DATA PROVIDED>

──────────────────────────────

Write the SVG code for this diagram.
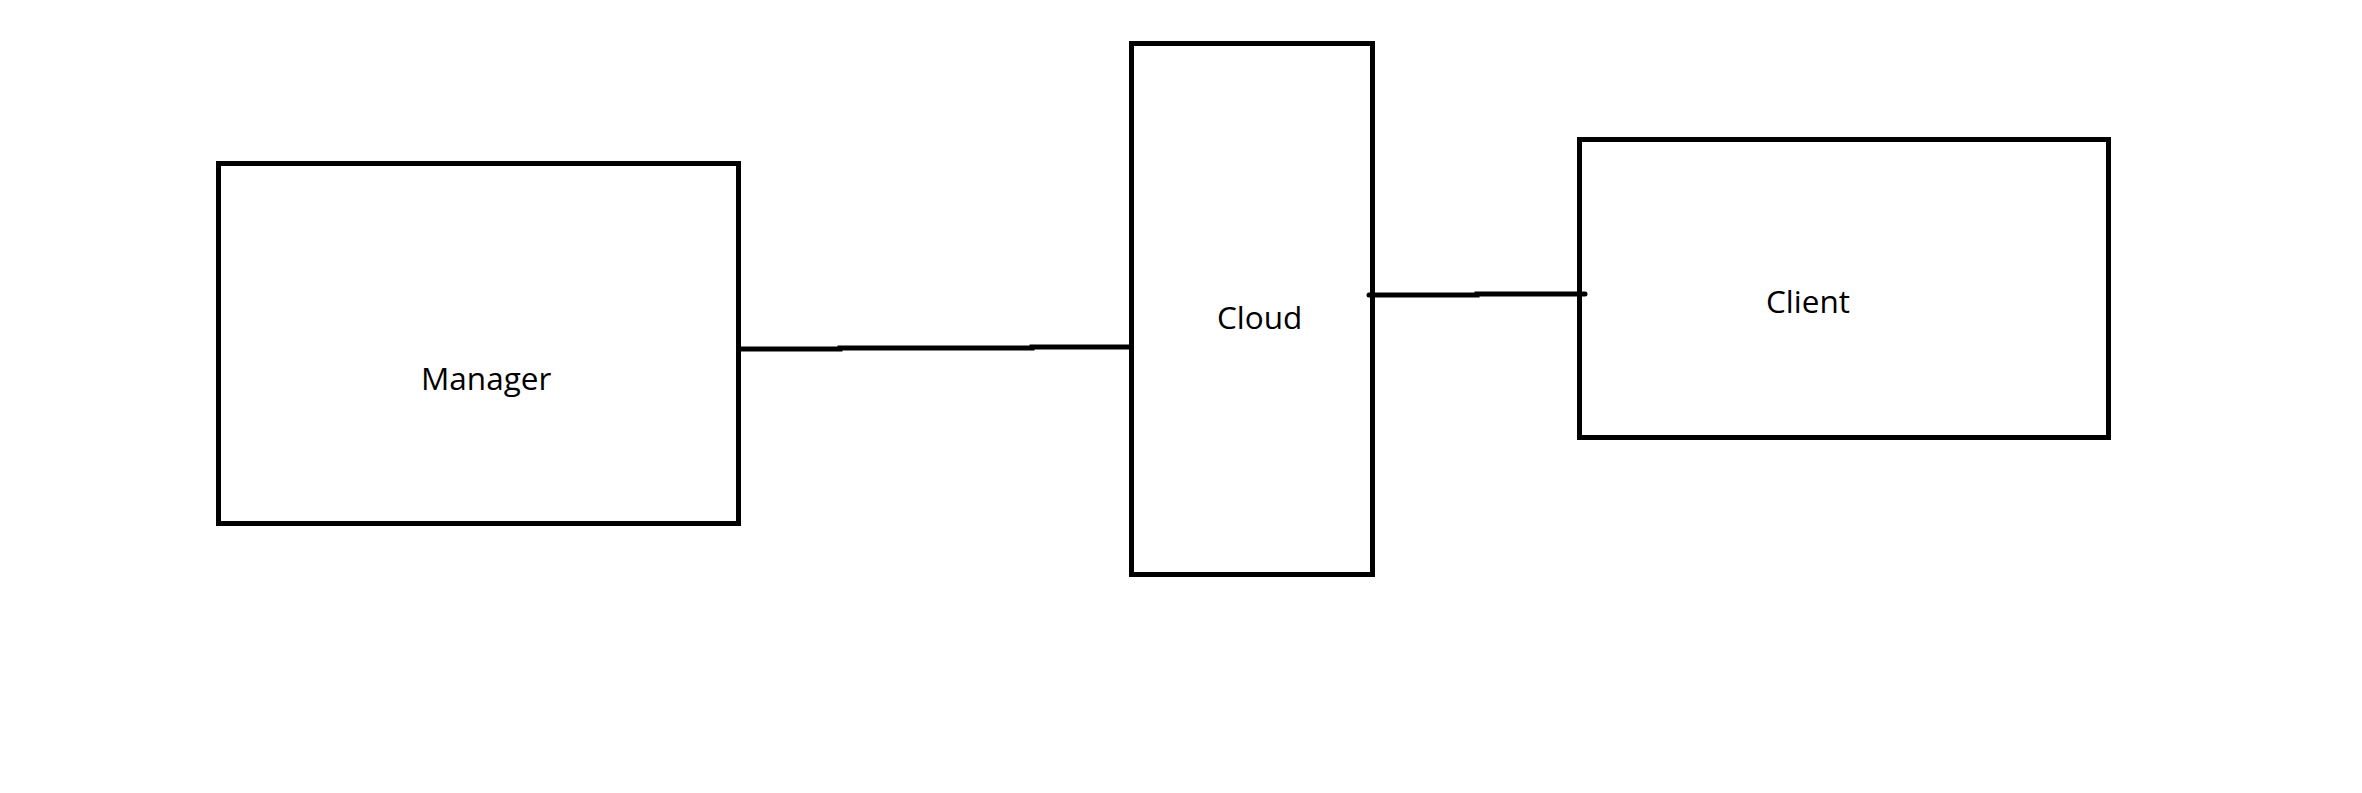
<svg xmlns="http://www.w3.org/2000/svg" width="2362" height="793" viewBox="0 0 2362 793">
<style>
.box{fill:#fff;stroke:#000;stroke-width:5}
.lbl{font-family:"Open Sans","Noto Sans",sans-serif;font-size:31.5px;fill:#000}
.conn{fill:none;stroke:#000;stroke-width:5;stroke-linecap:round}
</style>
<rect width="2362" height="793" fill="#fff"/>
<g id="manager">
<rect class="box" x="218.5" y="163.5" width="520" height="360"/>
<text class="lbl" x="421" y="390">Manager</text>
</g>
<g id="cloud">
<rect class="box" x="1131.5" y="43.5" width="241" height="531"/>
<text class="lbl" x="1217" y="329">Cloud</text>
</g>
<g id="client">
<rect class="box" x="1579.5" y="139.5" width="529" height="298"/>
<text class="lbl" x="1766" y="313">Client</text>
</g>
<g id="connectors">
<path class="conn" d="M741 349 H840 V348 H1032 V347 H1131"/>
<path class="conn" d="M1369 295 H1477 V294 H1585"/>
</g>
</svg>
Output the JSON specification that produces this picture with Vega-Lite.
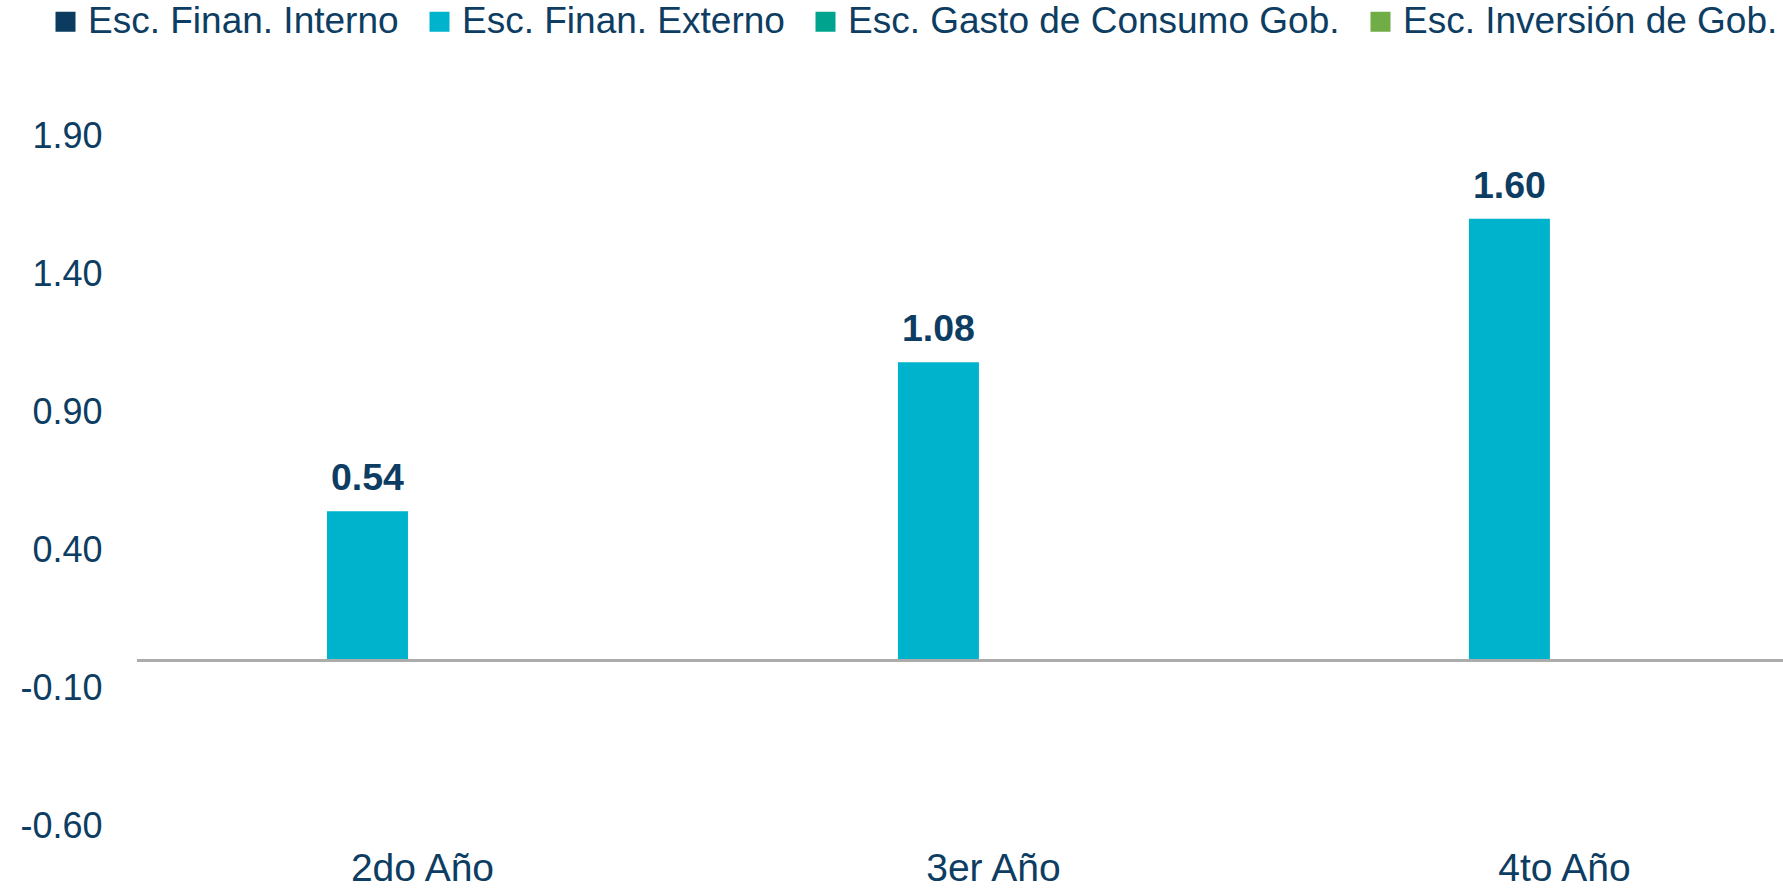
{
  "$schema": "https://vega.github.io/schema/vega-lite/v6.json",
  "autosize": "none",
  "padding": {"left": 137, "top": 136, "right": 0, "bottom": 62},
  "width": 1646,
  "height": 690,
  "background": "white",
  "config": {
    "view": {"stroke": null},
    "font": "Liberation Sans",
    "axis": {"labelFont": "Liberation Sans", "labelColor": "#0D3D62", "labelFontSize": 36}
  },
  "data": {
    "values": [
      {"anio": "2do Año", "serie": "Esc. Finan. Interno", "valor": 0},
      {"anio": "2do Año", "serie": "Esc. Finan. Externo", "valor": 0.54},
      {"anio": "2do Año", "serie": "Esc. Gasto de Consumo Gob.", "valor": 0},
      {"anio": "2do Año", "serie": "Esc. Inversión de Gob.", "valor": 0},
      {"anio": "3er Año", "serie": "Esc. Finan. Interno", "valor": 0},
      {"anio": "3er Año", "serie": "Esc. Finan. Externo", "valor": 1.08},
      {"anio": "3er Año", "serie": "Esc. Gasto de Consumo Gob.", "valor": 0},
      {"anio": "3er Año", "serie": "Esc. Inversión de Gob.", "valor": 0},
      {"anio": "4to Año", "serie": "Esc. Finan. Interno", "valor": 0},
      {"anio": "4to Año", "serie": "Esc. Finan. Externo", "valor": 1.60},
      {"anio": "4to Año", "serie": "Esc. Gasto de Consumo Gob.", "valor": 0},
      {"anio": "4to Año", "serie": "Esc. Inversión de Gob.", "valor": 0}
    ]
  },
  "encoding": {
    "x": {
      "field": "anio",
      "type": "nominal",
      "sort": ["2do Año", "3er Año", "4to Año"],
      "scale": {"paddingInner": 0.28, "paddingOuter": 0.0814, "align": 0.86},
      "axis": {
        "title": null,
        "orient": "bottom",
        "domain": false,
        "ticks": false,
        "tickSize": 0,
        "labelAngle": 0,
        "labelBaseline": "alphabetic",
        "labelPadding": 54,
        "labelFontSize": 39
      }
    },
    "y": {
      "field": "valor",
      "type": "quantitative",
      "scale": {"domain": [-0.6, 1.9], "nice": false, "zero": false},
      "axis": {
        "title": null,
        "grid": false,
        "domain": false,
        "ticks": false,
        "tickSize": 0,
        "values": [-0.6, -0.1, 0.4, 0.9, 1.4, 1.9],
        "labelExpr": "replace(format(datum.value, '.2f'), '\u2212', '-')",
        "labelPadding": 35,
        "labelFontSize": 36
      }
    }
  },
  "layer": [
    {
      "mark": {"type": "bar"},
      "encoding": {
        "xOffset": {
          "field": "serie",
          "type": "nominal",
          "scale": {
            "domain": ["Esc. Finan. Interno", "Esc. Finan. Externo", "Esc. Gasto de Consumo Gob.", "Esc. Inversión de Gob."],
            "paddingInner": 0.264,
            "paddingOuter": 0
          }
        },
        "color": {
          "field": "serie",
          "type": "nominal",
          "scale": {
            "domain": ["Esc. Finan. Interno", "Esc. Finan. Externo", "Esc. Gasto de Consumo Gob.", "Esc. Inversión de Gob."],
            "range": ["#0B3B5E", "#00B3CD", "#00A48E", "#71AD47"]
          },
          "legend": {
            "title": null,
            "orient": "none",
            "legendX": -90,
            "legendY": -133,
            "direction": "horizontal",
            "symbolType": "square",
            "symbolSize": 400,
            "symbolStrokeWidth": 0,
            "labelFontSize": 37,
            "labelFont": "Liberation Sans",
            "labelColor": "#0D3D62",
            "labelOffset": 4,
            "labelLimit": 0,
            "columnPadding": 22,
            "padding": 0
          }
        }
      }
    },
    {
      "mark": {"type": "rule", "color": "#ABABAB", "strokeWidth": 1.6},
      "encoding": {"y": {"datum": 0}, "x": null}
    },
    {
      "transform": [{"filter": "datum.serie === 'Esc. Finan. Externo'"}],
      "mark": {
        "type": "text",
        "font": "Liberation Sans",
        "fontWeight": "bold",
        "fontSize": 37.5,
        "color": "#0D3D62",
        "baseline": "alphabetic",
        "dy": -21
      },
      "encoding": {
        "xOffset": {
          "field": "serie",
          "type": "nominal",
          "scale": {
            "domain": ["Esc. Finan. Interno", "Esc. Finan. Externo", "Esc. Gasto de Consumo Gob.", "Esc. Inversión de Gob."],
            "paddingInner": 0.264,
            "paddingOuter": 0
          }
        },
        "text": {"field": "valor", "type": "quantitative", "format": ".2f"}
      }
    }
  ]
}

──────────────────────────────

Can you retype every record above exactly, leaving out the pictures?

WRITTEN RESPONSE>
Write the SVG code for this diagram.
<svg xmlns="http://www.w3.org/2000/svg" width="2362" height="793" viewBox="0 0 2362 793">
<style>
.box{fill:#fff;stroke:#000;stroke-width:5}
.lbl{font-family:"Open Sans","Noto Sans",sans-serif;font-size:31.5px;fill:#000}
.conn{fill:none;stroke:#000;stroke-width:5;stroke-linecap:round}
</style>
<rect width="2362" height="793" fill="#fff"/>
<g id="manager">
<rect class="box" x="218.5" y="163.5" width="520" height="360"/>
<text class="lbl" x="421" y="390">Manager</text>
</g>
<g id="cloud">
<rect class="box" x="1131.5" y="43.5" width="241" height="531"/>
<text class="lbl" x="1217" y="329">Cloud</text>
</g>
<g id="client">
<rect class="box" x="1579.5" y="139.5" width="529" height="298"/>
<text class="lbl" x="1766" y="313">Client</text>
</g>
<g id="connectors">
<path class="conn" d="M741 349 H840 V348 H1032 V347 H1131"/>
<path class="conn" d="M1369 295 H1477 V294 H1585"/>
</g>
</svg>
Output the JSON specification that produces this picture with Vega-Lite.
{
  "$schema": "https://vega.github.io/schema/vega-lite/v6.json",
  "autosize": "none",
  "padding": {"left": 137, "top": 136, "right": 0, "bottom": 62},
  "width": 1646,
  "height": 690,
  "background": "white",
  "config": {
    "view": {"stroke": null},
    "font": "Liberation Sans",
    "axis": {"labelFont": "Liberation Sans", "labelColor": "#0D3D62", "labelFontSize": 36}
  },
  "data": {
    "values": [
      {"anio": "2do Año", "serie": "Esc. Finan. Interno", "valor": 0},
      {"anio": "2do Año", "serie": "Esc. Finan. Externo", "valor": 0.54},
      {"anio": "2do Año", "serie": "Esc. Gasto de Consumo Gob.", "valor": 0},
      {"anio": "2do Año", "serie": "Esc. Inversión de Gob.", "valor": 0},
      {"anio": "3er Año", "serie": "Esc. Finan. Interno", "valor": 0},
      {"anio": "3er Año", "serie": "Esc. Finan. Externo", "valor": 1.08},
      {"anio": "3er Año", "serie": "Esc. Gasto de Consumo Gob.", "valor": 0},
      {"anio": "3er Año", "serie": "Esc. Inversión de Gob.", "valor": 0},
      {"anio": "4to Año", "serie": "Esc. Finan. Interno", "valor": 0},
      {"anio": "4to Año", "serie": "Esc. Finan. Externo", "valor": 1.60},
      {"anio": "4to Año", "serie": "Esc. Gasto de Consumo Gob.", "valor": 0},
      {"anio": "4to Año", "serie": "Esc. Inversión de Gob.", "valor": 0}
    ]
  },
  "encoding": {
    "x": {
      "field": "anio",
      "type": "nominal",
      "sort": ["2do Año", "3er Año", "4to Año"],
      "scale": {"paddingInner": 0.28, "paddingOuter": 0.0814, "align": 0.86},
      "axis": {
        "title": null,
        "orient": "bottom",
        "domain": false,
        "ticks": false,
        "tickSize": 0,
        "labelAngle": 0,
        "labelBaseline": "alphabetic",
        "labelPadding": 54,
        "labelFontSize": 39
      }
    },
    "y": {
      "field": "valor",
      "type": "quantitative",
      "scale": {"domain": [-0.6, 1.9], "nice": false, "zero": false},
      "axis": {
        "title": null,
        "grid": false,
        "domain": false,
        "ticks": false,
        "tickSize": 0,
        "values": [-0.6, -0.1, 0.4, 0.9, 1.4, 1.9],
        "labelExpr": "replace(format(datum.value, '.2f'), '\u2212', '-')",
        "labelPadding": 35,
        "labelFontSize": 36
      }
    }
  },
  "layer": [
    {
      "mark": {"type": "bar"},
      "encoding": {
        "xOffset": {
          "field": "serie",
          "type": "nominal",
          "scale": {
            "domain": ["Esc. Finan. Interno", "Esc. Finan. Externo", "Esc. Gasto de Consumo Gob.", "Esc. Inversión de Gob."],
            "paddingInner": 0.264,
            "paddingOuter": 0
          }
        },
        "color": {
          "field": "serie",
          "type": "nominal",
          "scale": {
            "domain": ["Esc. Finan. Interno", "Esc. Finan. Externo", "Esc. Gasto de Consumo Gob.", "Esc. Inversión de Gob."],
            "range": ["#0B3B5E", "#00B3CD", "#00A48E", "#71AD47"]
          },
          "legend": {
            "title": null,
            "orient": "none",
            "legendX": -90,
            "legendY": -133,
            "direction": "horizontal",
            "symbolType": "square",
            "symbolSize": 400,
            "symbolStrokeWidth": 0,
            "labelFontSize": 37,
            "labelFont": "Liberation Sans",
            "labelColor": "#0D3D62",
            "labelOffset": 4,
            "labelLimit": 0,
            "columnPadding": 22,
            "padding": 0
          }
        }
      }
    },
    {
      "mark": {"type": "rule", "color": "#ABABAB", "strokeWidth": 1.6},
      "encoding": {"y": {"datum": 0}, "x": null}
    },
    {
      "transform": [{"filter": "datum.serie === 'Esc. Finan. Externo'"}],
      "mark": {
        "type": "text",
        "font": "Liberation Sans",
        "fontWeight": "bold",
        "fontSize": 37.5,
        "color": "#0D3D62",
        "baseline": "alphabetic",
        "dy": -21
      },
      "encoding": {
        "xOffset": {
          "field": "serie",
          "type": "nominal",
          "scale": {
            "domain": ["Esc. Finan. Interno", "Esc. Finan. Externo", "Esc. Gasto de Consumo Gob.", "Esc. Inversión de Gob."],
            "paddingInner": 0.264,
            "paddingOuter": 0
          }
        },
        "text": {"field": "valor", "type": "quantitative", "format": ".2f"}
      }
    }
  ]
}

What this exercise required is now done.